The task: Reproduce each line that includes the word "seaborn".

....................

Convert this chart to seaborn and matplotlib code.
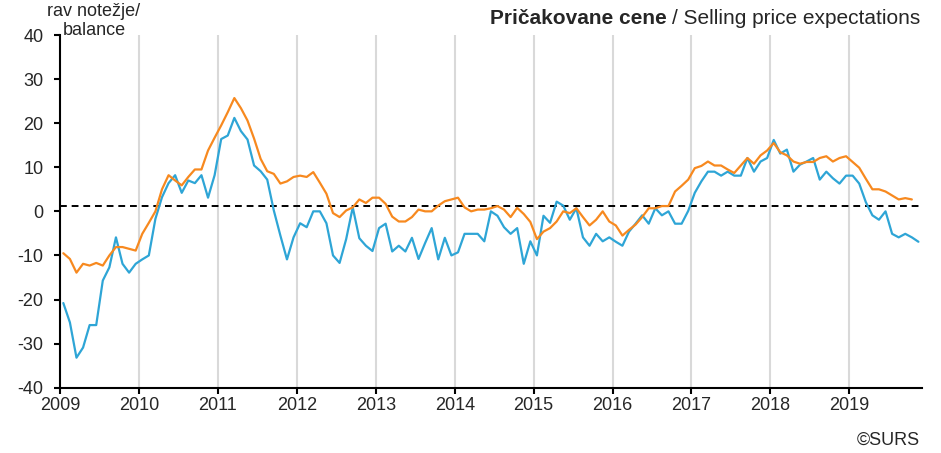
import numpy as np
import pandas as pd
import seaborn as sns
import matplotlib.pyplot as plt

# monthly balances, Jan 2009 - Nov 2019
balance = [
    -20.8, -25.2, -33.2, -30.9, -25.8, -25.8, -15.7, -12.7, -5.9, -11.9, -13.9, -11.9,
    -10.9, -10.0, -1.7, 3.2, 6.4, 8.2, 4.2, 7.0, 6.4, 8.2, 3.1, 8.2,
    16.4, 17.2, 21.2, 18.2, 16.3, 10.4, 9.1, 7.2, 0.2, -5.5, -10.9, -5.9,
    -2.7, -3.6, 0.0, 0.0, -2.7, -10.0, -11.7, -6.3, 0.9, -6.1, -7.8, -9.0,
    -3.8, -2.8, -9.1, -7.8, -9.1, -6.0, -10.8, -7.2, -3.8, -10.9, -6.0, -10.0,
    -9.3, -5.1, -5.1, -5.1, -6.8, 0.0, -1.0, -3.6, -5.1, -3.8, -11.9, -6.8,
    -10.0, -1.0, -2.6, 2.2, 1.3, -1.9, 0.7, -5.9, -7.8, -5.1, -6.8, -5.9,
    -6.9, -7.8, -4.6, -2.8, -0.9, -2.8, 0.7, -0.9, 0.0, -2.8, -2.8, 0.1,
    4.2, 6.8, 9.0, 9.0, 8.1, 9.0, 8.1, 8.1, 12.1, 9.0, 11.3, 12.1,
    16.2, 13.1, 14.0, 9.0, 10.6, 11.3, 12.1, 7.2, 9.0, 7.5, 6.3, 8.1,
    8.1, 6.3, 2.1, -0.9, -1.9, 0.0, -5.1, -5.9, -5.1, -5.9, -6.9,
]
trend = [
    -9.5, -10.8, -13.9, -11.9, -12.3, -11.7, -12.3, -10.0, -8.1, -8.1, -8.5, -8.9,
    -5.1, -2.6, 0.0, 5.0, 8.2, 7.0, 5.9, 7.8, 9.5, 9.5, 13.8, 16.7,
    19.5, 22.5, 25.7, 23.4, 20.6, 16.5, 11.9, 9.1, 8.5, 6.3, 6.8, 7.8,
    8.1, 7.8, 8.9, 6.5, 4.0, -0.4, -1.3, 0.2, 0.9, 2.7, 1.9, 3.1,
    3.1, 1.7, -1.2, -2.3, -2.3, -1.3, 0.4, 0.0, 0.0, 1.3, 2.3, 2.7,
    3.1, 0.9, 0.0, 0.4, 0.4, 0.7, 1.2, 0.4, -1.3, 0.8, -0.6, -2.4,
    -6.3, -4.6, -3.8, -2.3, 0.0, -0.4, 0.7, -1.3, -3.2, -1.9, 0.0, -2.3,
    -3.2, -5.5, -4.2, -3.0, -1.3, 0.7, 0.7, 1.2, 1.2, 4.5, 5.8, 7.2,
    9.8, 10.3, 11.3, 10.4, 10.4, 9.5, 8.7, 10.4, 12.1, 10.8, 12.7, 13.8,
    15.5, 13.4, 12.7, 11.3, 10.8, 11.2, 11.2, 12.1, 12.5, 11.3, 12.1, 12.5,
    11.2, 9.9, 7.4, 5.0, 5.0, 4.5, 3.6, 2.7, 3.0, 2.7, np.nan,
]
long_term_avg = 1.2
years = list(range(2009, 2020))

n = len(balance)
x = [2009 + (i + 0.5) / 12 for i in range(n)]
df = pd.DataFrame({'x': x, 'balance': balance, 'trend': trend})

sns.set_style('white')
plt.rcParams['font.family'] = ['Liberation Sans', 'DejaVu Sans']
plt.rcParams['axes.unicode_minus'] = False

fig = plt.figure(figsize=(9.41, 4.53), dpi=100)
ax = fig.add_axes([0.0638, 0.1442, 0.9157, 0.7785])

for yr in years[1:]:
    ax.axvline(yr, color='#d9d9d9', lw=1.5, zorder=0)

ax.axhline(long_term_avg, color='black', lw=1.4, ls=(0, (3.5, 2.5)), zorder=1)
sns.lineplot(data=df, x='x', y='balance', color='#2ea5d6', lw=1.6, ax=ax, zorder=2)
sns.lineplot(data=df, x='x', y='trend', color='#f7891f', lw=1.6, ax=ax, zorder=3)

ax.set_xlim(2009, 2009 + n / 12)
ax.set_ylim(-40, 40)
ax.set_xticks(years)
ax.set_xticklabels([str(y) for y in years])
ax.set_yticks(range(-40, 41, 10))
ax.set_xlabel('')
ax.set_ylabel('')
for s in ['top', 'right']:
    ax.spines[s].set_visible(False)
for s in ['left', 'bottom']:
    ax.spines[s].set_color('black')
    ax.spines[s].set_linewidth(1.5)
ax.tick_params(axis='both', direction='out', length=4, width=1.5, color='black',
               labelsize=13, left=True, bottom=True)
ax.tick_params(axis='y', pad=8)
ax.tick_params(axis='x', pad=3)

fig.text(94 / 941, 1 - 3 / 453, 'rav notežje/\nbalance', ha='center', va='top',
         multialignment='center', fontsize=13, linespacing=1.15)

# title: bold Slovenian part followed by normal English part
t_en = fig.text(920 / 941, 1 - 18 / 453, '/ Selling price expectations', ha='right',
                va='center', fontsize=15)
fig.canvas.draw()
x0 = t_en.get_window_extent().x0
fig.text((x0 - 5) / 941, 1 - 18 / 453, 'Pričakovane cene', ha='right', va='center',
         fontsize=15, fontweight='bold')
fig.text(920 / 941, 1 - 440 / 453, '©SURS', ha='right', va='center', fontsize=13)

fig.savefig('out.png', dpi=100)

....................

Exercise output:
Convert this chart to seaborn and matplotlib code.
import seaborn as sns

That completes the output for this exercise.